-- START --
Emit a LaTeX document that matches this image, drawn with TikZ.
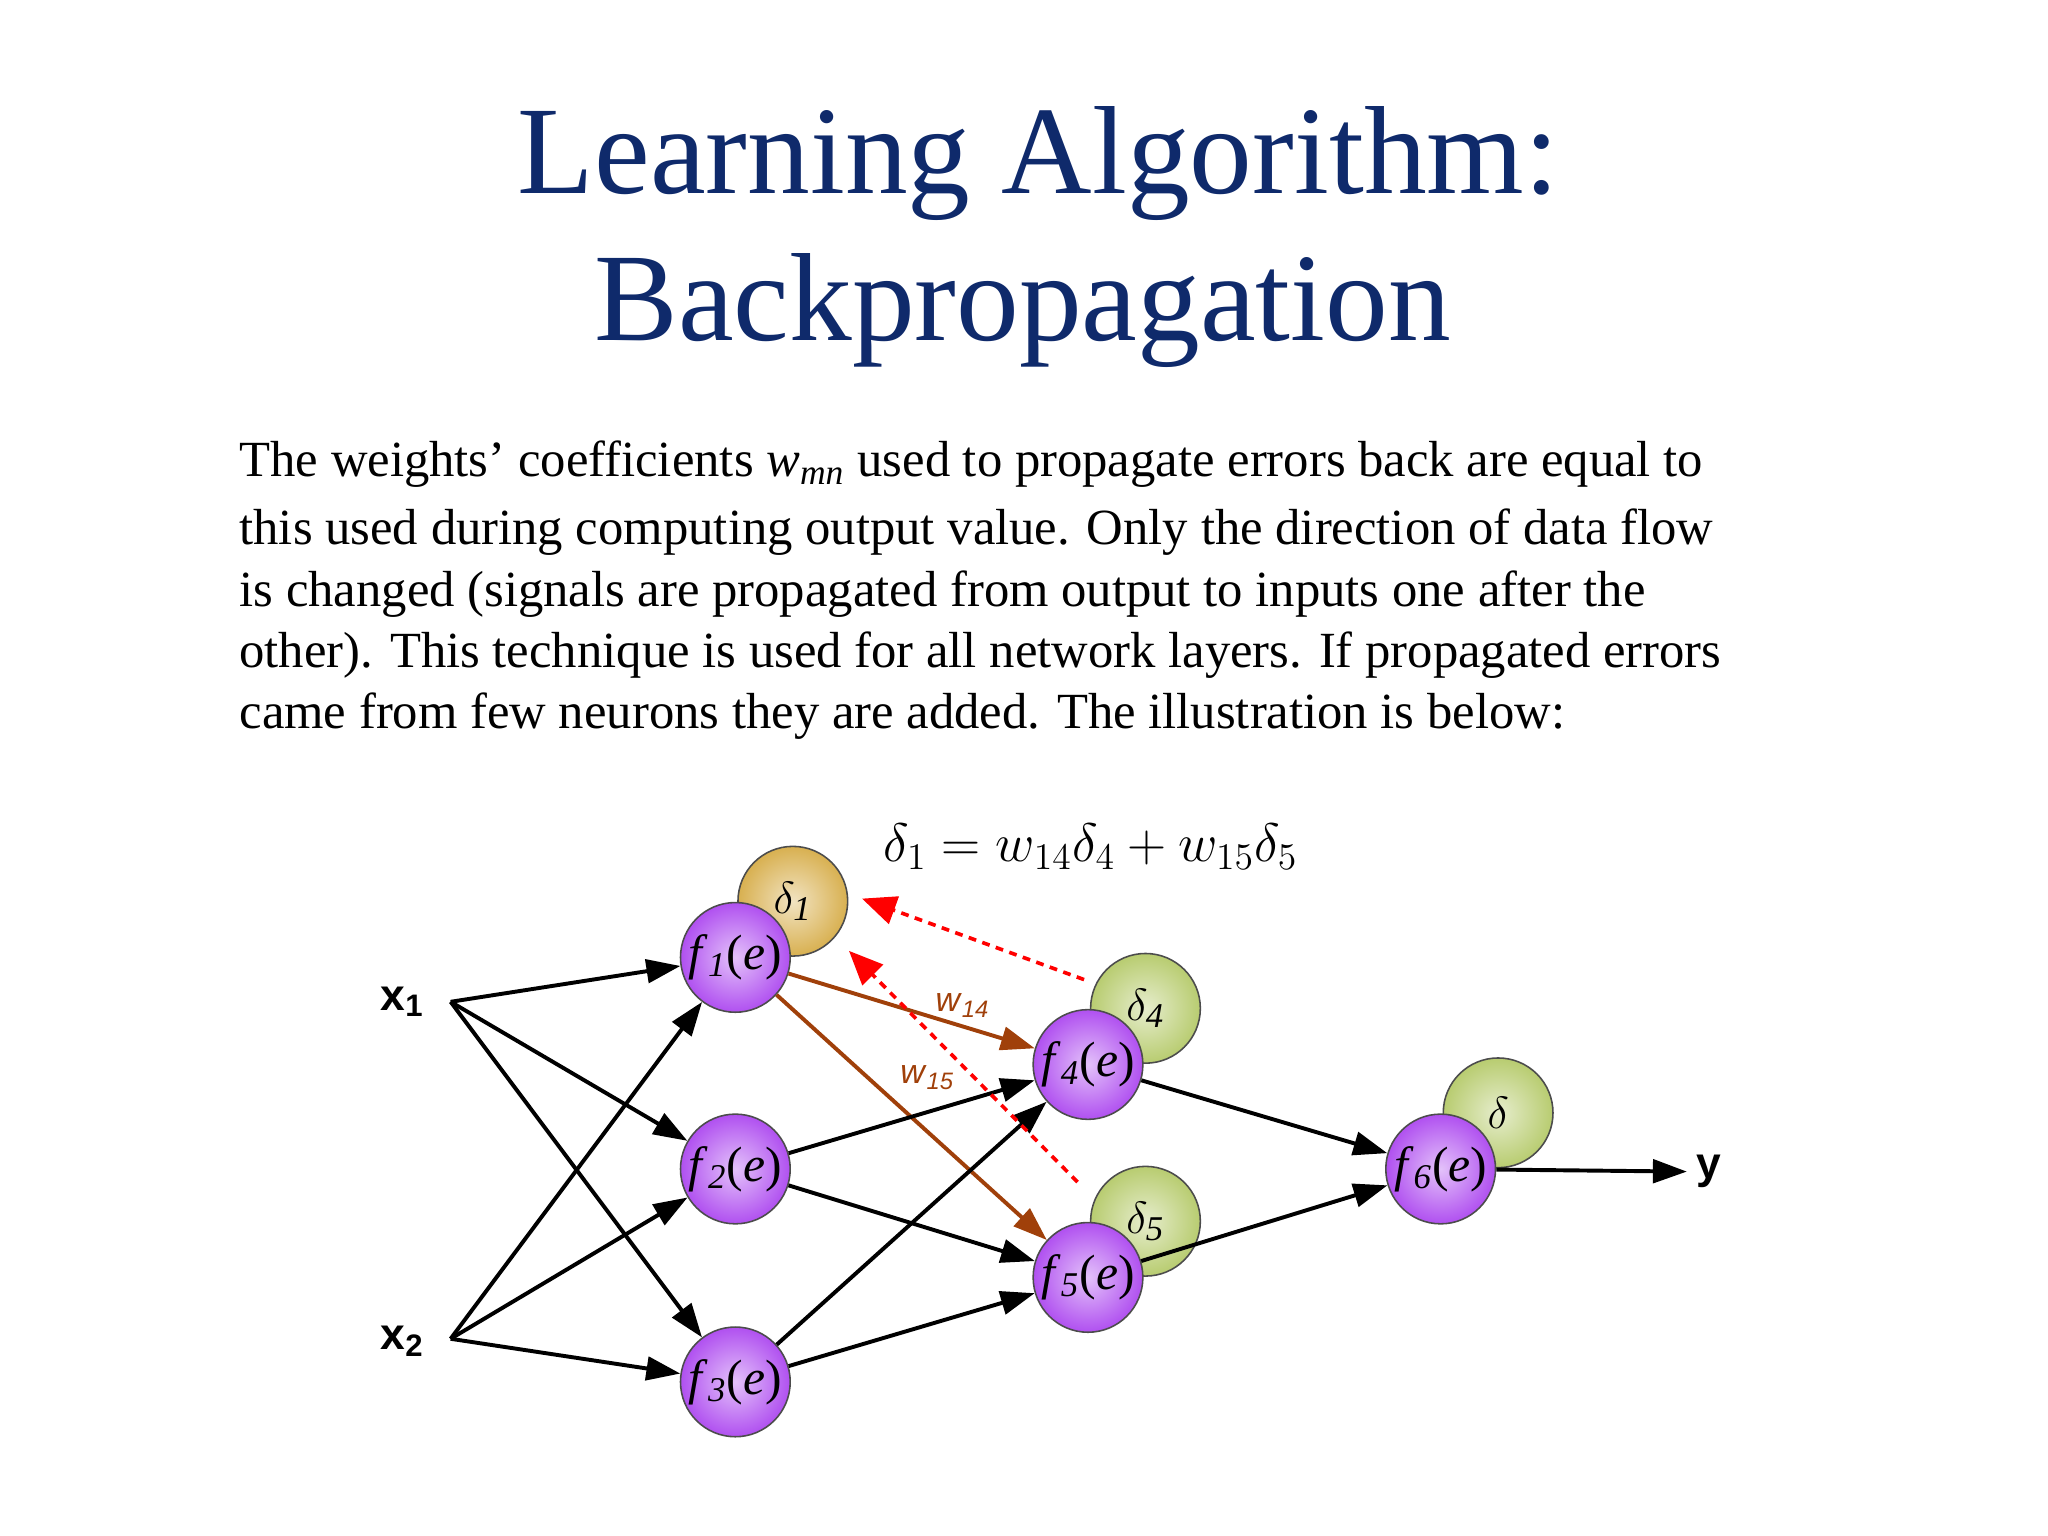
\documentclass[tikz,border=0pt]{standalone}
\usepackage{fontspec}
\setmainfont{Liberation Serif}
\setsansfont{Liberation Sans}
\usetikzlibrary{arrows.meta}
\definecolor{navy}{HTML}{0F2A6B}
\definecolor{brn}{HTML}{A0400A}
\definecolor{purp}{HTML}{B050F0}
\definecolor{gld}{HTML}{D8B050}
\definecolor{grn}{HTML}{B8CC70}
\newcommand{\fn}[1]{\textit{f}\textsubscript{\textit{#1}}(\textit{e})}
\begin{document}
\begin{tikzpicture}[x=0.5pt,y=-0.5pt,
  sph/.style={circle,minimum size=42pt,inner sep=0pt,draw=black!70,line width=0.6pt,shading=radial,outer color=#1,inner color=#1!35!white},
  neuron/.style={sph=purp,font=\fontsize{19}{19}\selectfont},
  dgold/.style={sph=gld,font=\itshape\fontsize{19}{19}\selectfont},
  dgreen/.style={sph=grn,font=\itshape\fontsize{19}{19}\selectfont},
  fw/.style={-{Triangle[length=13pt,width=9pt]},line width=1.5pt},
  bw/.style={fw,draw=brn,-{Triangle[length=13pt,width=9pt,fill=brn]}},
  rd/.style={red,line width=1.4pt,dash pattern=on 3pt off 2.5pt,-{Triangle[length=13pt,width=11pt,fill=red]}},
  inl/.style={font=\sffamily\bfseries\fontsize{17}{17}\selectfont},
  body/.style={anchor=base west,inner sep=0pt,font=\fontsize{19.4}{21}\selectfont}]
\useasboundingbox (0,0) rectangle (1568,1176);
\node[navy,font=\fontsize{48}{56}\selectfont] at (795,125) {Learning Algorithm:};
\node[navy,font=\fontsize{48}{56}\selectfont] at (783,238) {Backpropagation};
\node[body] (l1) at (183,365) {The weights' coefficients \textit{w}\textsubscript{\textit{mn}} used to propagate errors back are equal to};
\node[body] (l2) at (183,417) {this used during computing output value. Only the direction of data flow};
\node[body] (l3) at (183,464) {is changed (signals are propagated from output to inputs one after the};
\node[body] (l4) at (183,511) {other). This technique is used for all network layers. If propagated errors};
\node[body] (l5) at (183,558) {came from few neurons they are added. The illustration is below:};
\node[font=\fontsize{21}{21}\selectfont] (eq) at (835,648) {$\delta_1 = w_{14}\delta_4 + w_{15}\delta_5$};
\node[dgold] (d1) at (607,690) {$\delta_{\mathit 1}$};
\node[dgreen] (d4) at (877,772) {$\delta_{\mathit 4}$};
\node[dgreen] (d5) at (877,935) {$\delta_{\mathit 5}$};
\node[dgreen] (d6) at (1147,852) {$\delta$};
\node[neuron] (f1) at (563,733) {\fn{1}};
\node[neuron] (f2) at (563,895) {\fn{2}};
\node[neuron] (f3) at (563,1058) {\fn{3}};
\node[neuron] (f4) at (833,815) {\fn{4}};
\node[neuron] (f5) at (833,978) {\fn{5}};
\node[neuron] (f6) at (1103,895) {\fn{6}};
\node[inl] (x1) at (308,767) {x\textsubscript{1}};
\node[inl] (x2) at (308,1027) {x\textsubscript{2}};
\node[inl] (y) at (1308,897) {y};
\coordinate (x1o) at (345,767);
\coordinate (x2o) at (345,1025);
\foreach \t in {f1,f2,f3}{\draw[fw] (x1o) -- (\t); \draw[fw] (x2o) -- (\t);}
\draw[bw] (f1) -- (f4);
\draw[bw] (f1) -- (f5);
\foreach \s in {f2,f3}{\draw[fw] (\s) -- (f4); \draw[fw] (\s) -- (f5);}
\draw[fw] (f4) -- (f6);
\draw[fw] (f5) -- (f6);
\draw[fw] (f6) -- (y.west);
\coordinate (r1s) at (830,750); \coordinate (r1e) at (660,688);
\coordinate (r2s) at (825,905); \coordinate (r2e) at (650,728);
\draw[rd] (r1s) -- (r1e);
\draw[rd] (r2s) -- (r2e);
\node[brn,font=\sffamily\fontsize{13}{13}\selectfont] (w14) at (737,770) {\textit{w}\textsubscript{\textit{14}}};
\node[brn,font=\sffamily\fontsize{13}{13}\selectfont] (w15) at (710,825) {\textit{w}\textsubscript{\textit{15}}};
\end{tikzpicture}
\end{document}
-- END --
* Exercise task: Quote the data above in full and without alteration; skip the pictures.

* Written response:
Emit a LaTeX document that matches this image, drawn with TikZ.
\documentclass[tikz,border=0pt]{standalone}
\usepackage{fontspec}
\setmainfont{Liberation Serif}
\setsansfont{Liberation Sans}
\usetikzlibrary{arrows.meta}
\definecolor{navy}{HTML}{0F2A6B}
\definecolor{brn}{HTML}{A0400A}
\definecolor{purp}{HTML}{B050F0}
\definecolor{gld}{HTML}{D8B050}
\definecolor{grn}{HTML}{B8CC70}
\newcommand{\fn}[1]{\textit{f}\textsubscript{\textit{#1}}(\textit{e})}
\begin{document}
\begin{tikzpicture}[x=0.5pt,y=-0.5pt,
  sph/.style={circle,minimum size=42pt,inner sep=0pt,draw=black!70,line width=0.6pt,shading=radial,outer color=#1,inner color=#1!35!white},
  neuron/.style={sph=purp,font=\fontsize{19}{19}\selectfont},
  dgold/.style={sph=gld,font=\itshape\fontsize{19}{19}\selectfont},
  dgreen/.style={sph=grn,font=\itshape\fontsize{19}{19}\selectfont},
  fw/.style={-{Triangle[length=13pt,width=9pt]},line width=1.5pt},
  bw/.style={fw,draw=brn,-{Triangle[length=13pt,width=9pt,fill=brn]}},
  rd/.style={red,line width=1.4pt,dash pattern=on 3pt off 2.5pt,-{Triangle[length=13pt,width=11pt,fill=red]}},
  inl/.style={font=\sffamily\bfseries\fontsize{17}{17}\selectfont},
  body/.style={anchor=base west,inner sep=0pt,font=\fontsize{19.4}{21}\selectfont}]
\useasboundingbox (0,0) rectangle (1568,1176);
\node[navy,font=\fontsize{48}{56}\selectfont] at (795,125) {Learning Algorithm:};
\node[navy,font=\fontsize{48}{56}\selectfont] at (783,238) {Backpropagation};
\node[body] (l1) at (183,365) {The weights' coefficients \textit{w}\textsubscript{\textit{mn}} used to propagate errors back are equal to};
\node[body] (l2) at (183,417) {this used during computing output value. Only the direction of data flow};
\node[body] (l3) at (183,464) {is changed (signals are propagated from output to inputs one after the};
\node[body] (l4) at (183,511) {other). This technique is used for all network layers. If propagated errors};
\node[body] (l5) at (183,558) {came from few neurons they are added. The illustration is below:};
\node[font=\fontsize{21}{21}\selectfont] (eq) at (835,648) {$\delta_1 = w_{14}\delta_4 + w_{15}\delta_5$};
\node[dgold] (d1) at (607,690) {$\delta_{\mathit 1}$};
\node[dgreen] (d4) at (877,772) {$\delta_{\mathit 4}$};
\node[dgreen] (d5) at (877,935) {$\delta_{\mathit 5}$};
\node[dgreen] (d6) at (1147,852) {$\delta$};
\node[neuron] (f1) at (563,733) {\fn{1}};
\node[neuron] (f2) at (563,895) {\fn{2}};
\node[neuron] (f3) at (563,1058) {\fn{3}};
\node[neuron] (f4) at (833,815) {\fn{4}};
\node[neuron] (f5) at (833,978) {\fn{5}};
\node[neuron] (f6) at (1103,895) {\fn{6}};
\node[inl] (x1) at (308,767) {x\textsubscript{1}};
\node[inl] (x2) at (308,1027) {x\textsubscript{2}};
\node[inl] (y) at (1308,897) {y};
\coordinate (x1o) at (345,767);
\coordinate (x2o) at (345,1025);
\foreach \t in {f1,f2,f3}{\draw[fw] (x1o) -- (\t); \draw[fw] (x2o) -- (\t);}
\draw[bw] (f1) -- (f4);
\draw[bw] (f1) -- (f5);
\foreach \s in {f2,f3}{\draw[fw] (\s) -- (f4); \draw[fw] (\s) -- (f5);}
\draw[fw] (f4) -- (f6);
\draw[fw] (f5) -- (f6);
\draw[fw] (f6) -- (y.west);
\coordinate (r1s) at (830,750); \coordinate (r1e) at (660,688);
\coordinate (r2s) at (825,905); \coordinate (r2e) at (650,728);
\draw[rd] (r1s) -- (r1e);
\draw[rd] (r2s) -- (r2e);
\node[brn,font=\sffamily\fontsize{13}{13}\selectfont] (w14) at (737,770) {\textit{w}\textsubscript{\textit{14}}};
\node[brn,font=\sffamily\fontsize{13}{13}\selectfont] (w15) at (710,825) {\textit{w}\textsubscript{\textit{15}}};
\end{tikzpicture}
\end{document}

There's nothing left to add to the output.